Maya Group describe themselves as a “software startups investment and development company”. No information about who owns or runs the company is provided on the Maya Group website.

A photo of two men sitting in what appears to be a Maya Group office is provided but nothing about who they are.

The man in the black shirt One of the men is Andrey Seregin, listed owner of the Maya Group website domain (“”).

The domain itself was first registered back in 2014 and last updated on November 7th, 2016.

On his personal LinkedIn profile, Seregin cites himself as CEO of Maya Group since 2014.

Possible due to language-barriers, I was unable to put together an MLM history for Seregin, although Maya Group does appear to be his first MLM venture.

Read on for a full review of the Maya Group MLM opportunity.

Maya Group Products

Maya Group has no retailable products or services, with affiliates only able to market Maya Group affiliate membership itself.

The Maya Group Compensation Plan

Maya Group affiliates invest in virtual shares the company sells for €10.10 EUR. Maya Group generate 200 virtual shares out of thin air each week.

Virtual shares can also be purchased from other Maya Group affiliates via an internal marketplace, with the price per share capped at €20 EUR.

After 180 days, affiliates can also sell their virtual shares back to Maya Group for €10 each.

Affiliates can transfer up to €1000 EUR into their share purchase balance.

Maya Group claim to distribute 10% of daily company-wide generated revenue equally among affiliate shareholders.

Maya Group charge affiliates a 20% fee on any commission withdrawals.

Residual Commissions

Maya Group pay residual commissions on deposits into recruited affiliate’s share purchase balances.

Residual commissions are paid out via a unilevel compensation structure, capped at three levels of recruitment:

  • level 1 (personally recruited affiliates) – 25%
  • level 2 – 5%
  • level 3 – 1%

Joining Maya Group

Maya Group affiliate membership is free.

Full participation in the attached income opportunity however requires investment in at least one €10.10 EUR virtual share.


Selling virtual shares and paying a dividend on them is obviously a securities offering, yet Maya Group offer no evidence of regulatory registration in any jurisdiction.

An LLC registration for “Maya Group” in Montenegro exists, however the stated activity of the business is “computer programming”. Maya Group is not registered to offer securities in Montenegro or anywhere else in the world.

The ruse behind Maya Group’s daily ROI also fails to pass the Ponzi logic test.

As per the Maya Group website;

At the initial stage of services development of the company it was enough to seed investments. But, nevertheless, these resources was enough to run, and launch to market during 2015, two services.

Currently both of these services are generate stable profits, and another service is in development stage.

Since 2016, the company Maya Group is ready to give its investors 10% of the net profit, and starts a new stage of development – equity crowdfunding, the so-called people’s investments.

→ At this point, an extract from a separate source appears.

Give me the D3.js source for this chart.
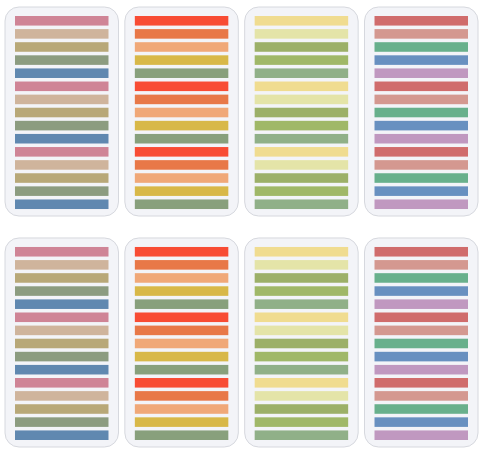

The “services” Maya Group is purportedly generating revenue from are Posting Blues, Landing Jazz and Likes Rock.

Posting Blues is a social media spam tool that nobody was using until January, 2017 (around the time Maya Group began to grow).

The website is predominantly used by people in Russia and the Ukraine, most of which are likely Maya Group investors.

Landing Jazz is a landing page creator service that has been in steady decline throughout 2016. The decline has continued in 2017.

Likes Rock is another social media spam tool, again in steady decline throughout 2016 and 2017.

The notion that any of these enterprises are generating revenue enough to sustain dividends in a virtual share scheme is laughable.

But even if we assume this is the case, with the services having already been developed prior to Maya Group soliciting public investment, why is the company now soliciting investment and sharing revenue?

Surely if Posting Blues, Landing Jazz and Likes Rock were already profitable, Maya Group would simply continue to run the services and keep generated revenue as profit.

Why the whole unregistered securities virtual share offering?

The answer is Maya Group are either wholly paying out or subsidizing virtual share ROI payouts with newly invested funds.

Even a partial subsidy still makes Maya Group a Ponzi scheme. The referral commissions are tied to recruitment of new affiliate investors, adding an additional pyramid layer to the scheme.

As with all Ponzi schemes, once affiliate recruitment dies out so too will newly invested funds. This will see Maya Group’s daily ROI tank, resulting in an eventual collapse.

At that point affiliates who haven’t recurred what they paid for shares lose out. The math behind a Ponzi scheme guarantees this will ultimately be the majority of Maya Group affiliates.